The late and great Dr. Martin Luther King, Jr. is a legendary figure in American history. Yet like many American icons, there is still so much to learn and unpack about him. 

Last week, the National Archives released government files tied to President John F. Kennedy's assassination, according to the Washington Post.

While these files contain information about Lee Harvey Oswald and JFK, they also contain documents related to the FBI's investigation MLK, specifically a negative analysis of the civil rights leader completed on March 12, 1968, just three weeks before King's assassination. 

The major allegation in the analysis is that MLK's political stance and his desire to create his civil rights organization were heavily influenced by the Communist Party USA.

Entitled “MARTIN LUTHER KING, JR., A CURRENT ANALYSIS,” the document claims that King's adviser Stanley Levison, a lawyer and a businessman who previously served as a financier for the Communist Party before meeting King, had a strong influence over King's actions and speeches. 

In the document, King was described as “a whole-hearted Marxist who has studied [Marxism], believes in it and agrees with it, but because of his being a minister of religion, does not dare to espouse it publicly.”

However, Pulitzer Prize-winning author and historian David Garrow told the Post that these claims are lies! 

“The number one thing I’ve learned in 40 years of doing this, is just because you see it in a top-secret document, just because someone had said it to the FBI, doesn’t mean it’s all accurate,” Garrow noted.

As we know, the FBI spied on King to collect information on him throughout the 1960s. The new documents support theories that J. Edgar Hoover, who was FBI Director at the time, had a personal vendetta against King. Garrow notes that the Communist threat was greatly exaggerated.

“I think the number one takeaway historically is how, even in March of 1968, the FBI continues to be bizarrely preoccupied with how important the Communist Party USA is … the Communist Party, by 1968, is of no importance to anything,” said Garrow. “These incredibly exaggerated statements of communist influence are exactly what the FBI wants to hear.”

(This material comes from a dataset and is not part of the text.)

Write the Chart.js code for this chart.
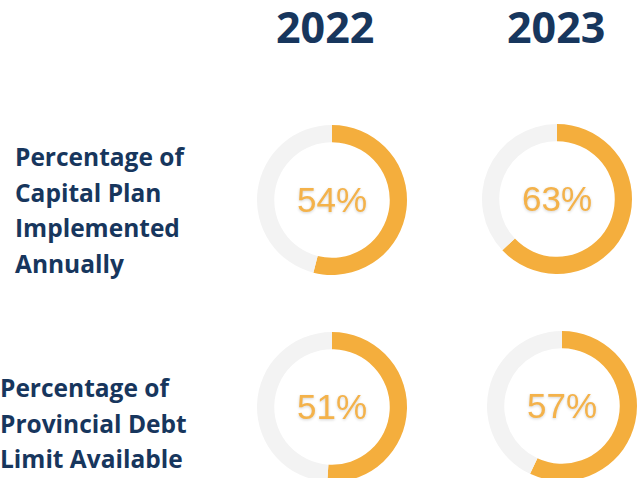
<!DOCTYPE html>
<html><head><meta charset="utf-8">
<script src="https://cdn.jsdelivr.net/npm/chart.js@4/dist/chart.umd.min.js"></script>
<style>
html,body{margin:0;padding:0;width:637px;height:478px;overflow:hidden;background:#fff;position:relative;}
.c{position:absolute;width:150px;height:150px;}
.yr{position:absolute;top:-3px;font-family:"Open Sans",sans-serif;font-weight:700;font-size:43px;color:#17365d;}
.lbl{position:absolute;font-family:"Open Sans",sans-serif;font-weight:700;font-size:24.5px;line-height:35.5px;color:#17365d;}
</style></head><body>
<div class="yr" id="y0" style="left:276px"></div>
<div class="yr" id="y1" style="left:507px"></div>
<div class="lbl" id="l0" style="left:15px;top:139px"></div>
<div class="lbl" id="l1" style="left:0px;top:370px"></div>
<div class="c" style="left:257px;top:125px"><canvas id="c0"></canvas></div>
<div class="c" style="left:482px;top:124px"><canvas id="c1"></canvas></div>
<div class="c" style="left:257px;top:332px"><canvas id="c2"></canvas></div>
<div class="c" style="left:487px;top:331px"><canvas id="c3"></canvas></div>
<script>
const years = ["2022", "2023"];
const metrics = [
  ["Percentage of", "Capital Plan", "Implemented", "Annually"],
  ["Percentage of", "Provincial Debt", "Limit Available"]
];
const capitalPlan = [54, 63];
const debtLimit = [51, 57];

years.forEach((y,i)=>{document.getElementById('y'+i).textContent=y;});
metrics.forEach((m,i)=>{document.getElementById('l'+i).innerHTML=m.join('<br>');});

const centerText = {
  id:'centerText',
  afterDraw(chart){
    const v = chart.data.datasets[0].data[0];
    const meta = chart.getDatasetMeta(0).data[0];
    const ctx = chart.ctx;
    ctx.save();
    ctx.font = '35px "Liberation Sans", Arial, sans-serif';
    ctx.fillStyle = '#f4b24a';
    ctx.textAlign='center'; ctx.textBaseline='middle';
    ctx.shadowColor='rgba(0,0,0,0.18)'; ctx.shadowBlur=3; ctx.shadowOffsetY=1;
    ctx.fillText(v+'%', meta.x, meta.y+2);
    ctx.restore();
  }
};
function make(id, v){
  new Chart(document.getElementById(id), {
    type:'doughnut',
    data:{labels:['value','rest'],datasets:[{data:[v,100-v],backgroundColor:['#f4ae3d','#f3f3f3'],borderWidth:0}]},
    options:{responsive:true,maintainAspectRatio:false,animation:false,cutout:'77%',
      layout:{padding:0},
      plugins:{legend:{display:false},tooltip:{enabled:false}}},
    plugins:[centerText]
  });
}
make('c0', capitalPlan[0]);
make('c1', capitalPlan[1]);
make('c2', debtLimit[0]);
make('c3', debtLimit[1]);
</script>
</body></html>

Garrow even confirmed that the FBI began wiretapping Levison, but found no ties to communism. In fact, Garrow's research found that King made a comment distancing himself from communism, and that though the FBI likely knew about the comment, it was left out of Hoover's briefings on the leader with President Lyndon B. Johnson. 

“There are things I wanted to say renouncing communism in theory, but they would not go along with it. We wanted to say that it was an alien philosophy contrary to us, but they wouldn’t go along with it,” King told Bayard Rustin in May 1965, according to Garrow.